Nearly every card in our collection cost between $1-$8 via eBay. That said, I have seen some Newton cards priced in the $100 range. Because the market is largely inactive, I don’t have a good sense of whether these more expensive cards are significantly more scarce or whether I am simply seeing aberrant pricing from individual sellers. Either way, we are staying away from anything in double or triple digits.


  • Great pictures of every Liebig card ever produced are available here, though it’s a little tricky to look for any specific set or person.
  • Some of the Newton cards I’ve listed include variations (e.g., regular vs. wide), which I haven’t always listed. One thing I recently learned is that the Liebig cards come in both German, French, and Italian varieties.
  • I haven’t shelled out the money, but the London Cigarette Card Company puts out an annual catalog that seems pretty comprehensive.
  • A fantastic site dedicated to cards of Ludwig van Beethoven is here.

2 thoughts on “The Sir Isaac Newton Fan’s Guide to Vintage Trading Cards

  1. I just listed a 1901 Ogden’s Isaac Newton that is PSA graded 6 on eBay for $19.99. I will let you know if it sells.
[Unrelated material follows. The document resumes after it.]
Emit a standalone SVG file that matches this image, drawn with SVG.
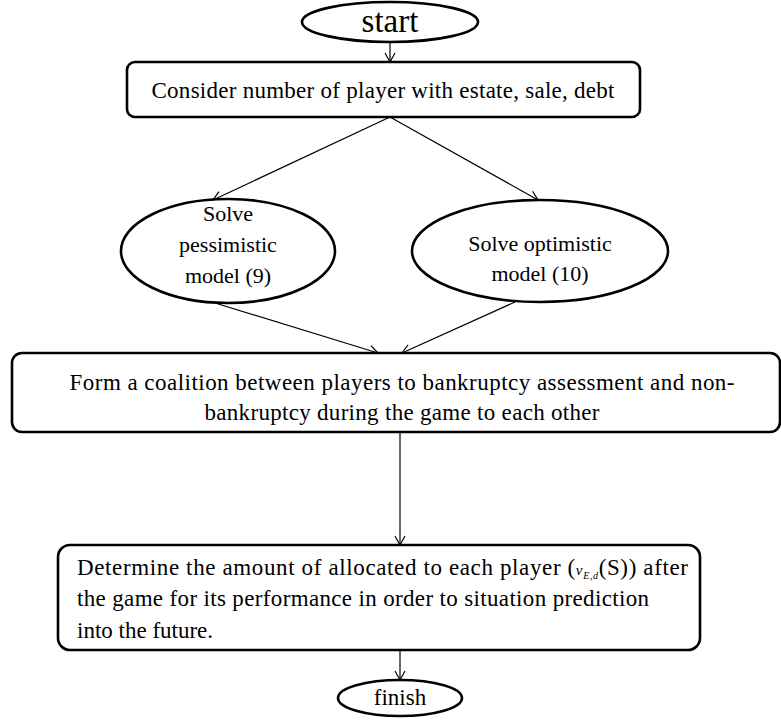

  2. Best of luck, Mike! I like that 1901 Ogden’s issue a lot. Along with the 1908 Stollwerck I don’t have and the 1900 Player’s I do have, it’s in my top three. PSA 6 is pretty impressive for a card that age. Were it of a weak-hitting backup second baseman in that condition, it would sell for over $200 in a heartbeat. But seeing as it’s only the greatest scientist of all time, well that’s another ballgame altogether!